Data Dive
Posts
Apache Iceberg: The Quickstart Guide

Apache Iceberg: The Quickstart Guide

2024 is the year of Apache Iceberg...

Matt Koscak
April 04, 2024

In case you missed it… 2024 is the year of Apache Iceberg.

Today we are going to discuss:

What is Apache Iceberg?
How does it work?
What are some real-world use cases?
The open-source community around Iceberg vs. competitors

What is Apache Iceberg

Apache Iceberg has quickly become the most popular Open Table Format. So what is it?

Apache Iceberg is a truly open-source table format for Parquet, ORC, and Avro files. Businesses can capture data fast and cheaply in these file formats in their data lake, and then use Apache Iceberg tables as an abstraction layer over those files to introduce the following functionality:

Schema evolution
ACID Transactions
SQL Querying on data lakes
Incremental processing of data
Consistent, reliable data states for all users
Time travel - querying current or past snapshots

How exactly does it work?

Iceberg tables don’t actually house the data. Instead, the data is kept in Parquet, ORC, or Avro files, and Iceberg is used as an abstraction layer. What does that mean?

Apache Iceberg utilizes a system of pointers and metadata files to keep track of CHANGES to the underlying data files. The pointers and metadata files comprise our Apache Iceberg table!

We will now dive into how Iceberg works under the covers, and learn how a SELECT statement would execute in this architecture.

Architecturally, there are three layers of an iceberg table format:

Layer 1 - The Iceberg catalog

The catalog is the highest level, and is the starting point for any interactions with Iceberg tables. It contains the current metadata pointer, which points to the metadata file of the current Iceberg table. If we have database 1 (db1), and table1 to represent our first Apache iceberg table, the metadata pointer kept in the catalog would be db1.table1. This points to the current metadata file.

db1.table1 represents database 1, table 1

Layer 2 - The Metadata layer

The metadata layer consists of a few reference files:

Metadata file - This file stores high-level metadata about your table at a certain point in time. The most important information contained in this file is the current snapshot. The current snapshot gives us the CURRENT table, which consists of a manifest list, manifests files, and data files (stay with me it will make sense by the end).

Manifest list - a list of manifest files. This list contains the path (the location) of each manifest file contained in a snapshot.

Manifest files - The purpose of a manifest file is to track the data files.
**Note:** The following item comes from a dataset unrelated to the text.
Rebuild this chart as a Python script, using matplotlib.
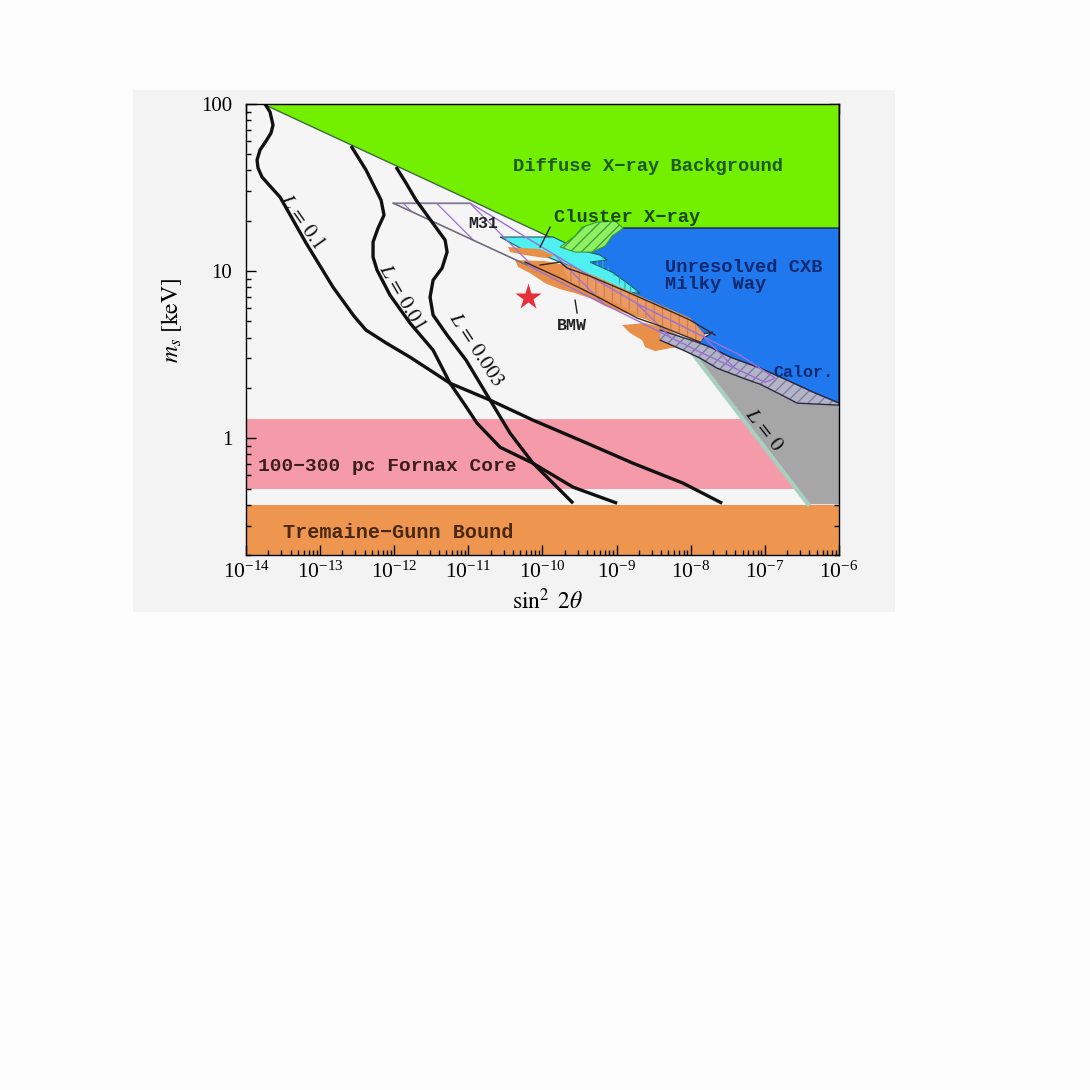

Manifest files contain information about the underlying data files in object storage. Information like location, record count, and partition information are stored in the manifest file, and can be used to make querying more efficient.

Layer 3 - The Data (Storage) layer

Data files - This layer contains the actual data in your Iceberg table. These would be in either the Parquet, ORC, or Avro file format. These data files are managed by the files in the metadata layer.

Real-world use cases

Now you understand how Iceberg tables work under the hood. But what use cases are becoming more prevalent that make 2024 the year of Apache Iceberg?

Strict data privacy laws - There are data privacy laws that require deleting data after a certain period. If that data is kept in a data lake, Iceberg allows for easy deletion of relevant records or tables.
Updates at the record level - If you sell something and that transaction is stored in your data lake, and then the customer returns it… what do you do? In immutable data stores, we must reprocess the entire data set. With Iceberg, we can make data record level changes in the data lake.
ACID Transactions - allows data lakes to function as transactional data stores.

Open Source Community

The last point, and probably the most important, is that there are only a few open table format options for a modern data repository - Iceberg, Delta Lake, and Hudi. Iceberg, in many expert’s opinion, has the best open-source community contributing to its development.

Delta Lake (A competing Open Table Format) is open-source, but its two biggest contributors by far are Databricks and Microsoft. If your business works with those companies, then Delta Lake may be a good choice for your lakehouse architecture. But if you are looking for true open source, Apache Iceberg is likely the better option. Iceberg has an incredibly diverse and talented community across a plethora of companies contributing to its advancement.

It’s the most feature-rich, and the most open-source table format out there.

2024 is the year of Apache Iceberg. Are you ready for the iceberg takeover?